Nope, it wasn’t Jesus, not drugs or alcohol, not meditation, it was dilation. Yes friends dilation is my new fangled, sure fire cure for everything! Dilation is my intoxicant of choice these days and it can be yours too… comes in several convenient sizes… all for the low low price… if you act now…
Well, after many years of divine proportioning everything, this is what I came up with. The difference between a gravity ratio of 1 to 1.5 and phi’s ratio of 1 to 1:618 is, .118, a bit more than we are allowed of alcohol while driving. I’m guessing this figure represents the amount of additional energy living organisms need to over come gravity and wiggle about or grow a stem to put up sun harvesting leaves. It is similarly thought by many that any amount of alcohol above .08 will cause one to escape the gravity of social constraint. Just guessing is all.
Problematically, I thought all spirals looked fairly well beautiful, not just our “golden” one. The divinely favoured one’s beauty seemed to be emanating more from other people than my own experience and searching for an ugly spiral proved fruitless. Another concern regarding “good design” and Phi is that designers who never employ the divine strategy still achieve “good” results.
The usual explanation of divine proportion is this:
Given a rectangle of a certain proportion, adding a square on it’s long side will create another larger rectangle of the same proportion. Projecting a curved line through the center of these added squares will describe a spiral of given proportion. Illustrated below.

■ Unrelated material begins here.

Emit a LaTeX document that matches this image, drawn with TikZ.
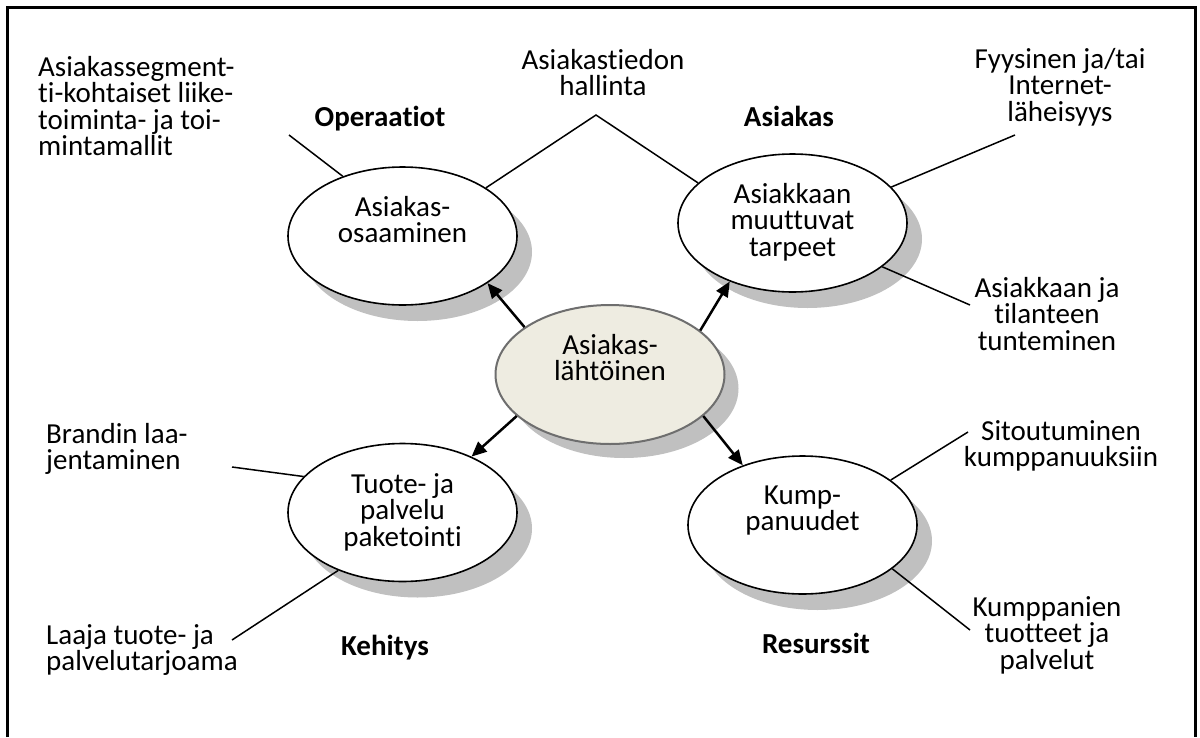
\documentclass[tikz,border=0pt]{standalone}
\usepackage{fontspec}
\setmainfont{Carlito}[Ligatures=NoCommon]
\usetikzlibrary{shapes.geometric,shadows,arrows.meta}
\definecolor{shadowgray}{RGB}{192,192,192}
\definecolor{centerfill}{RGB}{238,236,225}
\definecolor{centerdraw}{RGB}{110,110,110}
\newcommand\lblfont{\fontsize{29}{26.5}\selectfont}
\newcommand\fst{\rule{0pt}{24pt}}
\tikzset{
  ell/.style={ellipse, draw=black, line width=1.6pt, fill=white, inner sep=0pt,
    minimum width=229pt, minimum height=138pt,
    drop shadow={shadow xshift=15pt, shadow yshift=-16pt, fill=shadowgray, opacity=1}},
  ellc/.style={ellipse, draw=centerdraw, line width=2pt, fill=centerfill, inner sep=0pt,
    minimum width=229pt, minimum height=139pt,
    drop shadow={shadow xshift=14pt, shadow yshift=-14pt, fill=shadowgray, opacity=1}},
  lab/.style={inner sep=0pt, anchor=north, align=center, font=\lblfont},
  labl/.style={inner sep=0pt, anchor=north west, align=left, font=\lblfont},
  labb/.style={inner sep=0pt, anchor=north, align=center, font=\lblfont\bfseries},
  ln/.style={draw=black, line width=1.5pt},
  arr/.style={draw=black, line width=2.5pt, -{Triangle[length=15pt,width=13pt]}},
}
\begin{document}
\begin{tikzpicture}[x=1pt,y=-1pt]
\useasboundingbox[fill=white] (0,0) rectangle (1200,737);
% frame
\draw[line width=3pt] (7,737) -- (7,7) -- (1195,7) -- (1195,737);

% ellipses
\node[ell]  (o) at (402.5,236) {};
\node[ell]  (a) at (792.5,223) {};
\node[ell]  (t) at (402.5,512.5) {};
\node[ell]  (k) at (802.5,525) {};
\node[ellc] (c) at (610,374.5) {};

% ellipse texts
\node[lab] (ot) at (402.5,216-24) {\fst Asiakas-\\osaaminen};
\node[lab] (at) at (792.5,203-24) {\fst Asiakkaan\\muuttuvat\\tarpeet};
\node[lab] (tt) at (402.5,493-24) {\fst Tuote- ja\\palvelu\\paketointi};
\node[lab] (kt) at (802.5,504-24) {\fst Kump-\\panuudet};
\node[lab] (ct) at (610,354-24) {\fst Asiakas-\\lähtöinen};

% arrows
\draw[arr] (c.151.5) -- (o.-29.1);
\draw[arr] (c.26.3) -- (a.-137.4);
\draw[arr] (c.204) -- (t.39.5);
\draw[arr] (c.-24.8) -- (k.135.2);

% free ends of connectors
\coordinate (e1) at (289,135);
\coordinate (apex) at (596,115);
\coordinate (e3) at (1015,135);
\coordinate (e4) at (970,305);
\coordinate (e5) at (232,467);
\coordinate (e6) at (232,640);
\coordinate (e7) at (968,432);
\coordinate (e8) at (970,630);

\draw[ln] (o.135.7) -- (e1);
\draw[ln] (o.30.9) -- (apex) -- (a.157.9);
\draw[ln] (a.20.9) -- (e3);
\draw[ln] (a.-26.7) -- (e4);
\draw[ln] (t.160.7) -- (e5);
\draw[ln] (t.222.2) -- (e6);
\draw[ln] (k.27.7) -- (e7);
\draw[ln] (k.-26.7) -- (e8);

% outer labels
\node[labl] (l1) at (38,76-24) {\fst Asiakassegment-\\ti-kohtaiset liike-\\toiminta- ja toi-\\mintamallit};
\node[lab]  (l2) at (603,69-24) {\fst Asiakastiedon\\hallinta};
\node[labb] (l3) at (380,126-24) {\fst Operaatiot};
\node[labb] (l4) at (789,126-24) {\fst Asiakas};
\node[lab]  (l5) at (1060,68-24) {\fst Fyysinen ja/tai\\Internet-\\läheisyys};
\node[lab]  (l6) at (1047,297-24) {\fst Asiakkaan ja\\tilanteen\\tunteminen};
\node[labl] (l7) at (46,443-24) {\fst Brandin laa-\\jentaminen};
\node[labl] (l8) at (46,644-24) {\fst Laaja tuote- ja\\palvelutarjoama};
\node[labb] (l9) at (385,655-24) {\fst Kehitys};
\node[lab]  (l10) at (1061,440-24) {\fst Sitoutuminen\\kumppanuuksiin};
\node[lab]  (l11) at (1047,616-24) {\fst Kumppanien\\tuotteet ja\\palvelut};
\node[labb] (l12) at (816,653-24) {\fst Resurssit};
\end{tikzpicture}
\end{document}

Here is an interesting thing. We could see and say just as easily of the same illustration that grid squares flow down hill along a spiral. Like water down a drain. And just as easily, because the ratio of 1: 1.618 is irrational, realize that our squares will continue shrinking down the drain like those traces in a particle diagram, until the little dears disappear from sight altogether; eventually arriving on infinity’s door step, no heavier than a butterfly sneeze, at exactly the same place as Euclid’s imaginary wee little nippers live.
I like to imagine Euclid meeting each one at Infinity Station with a tiny pair of jack boots.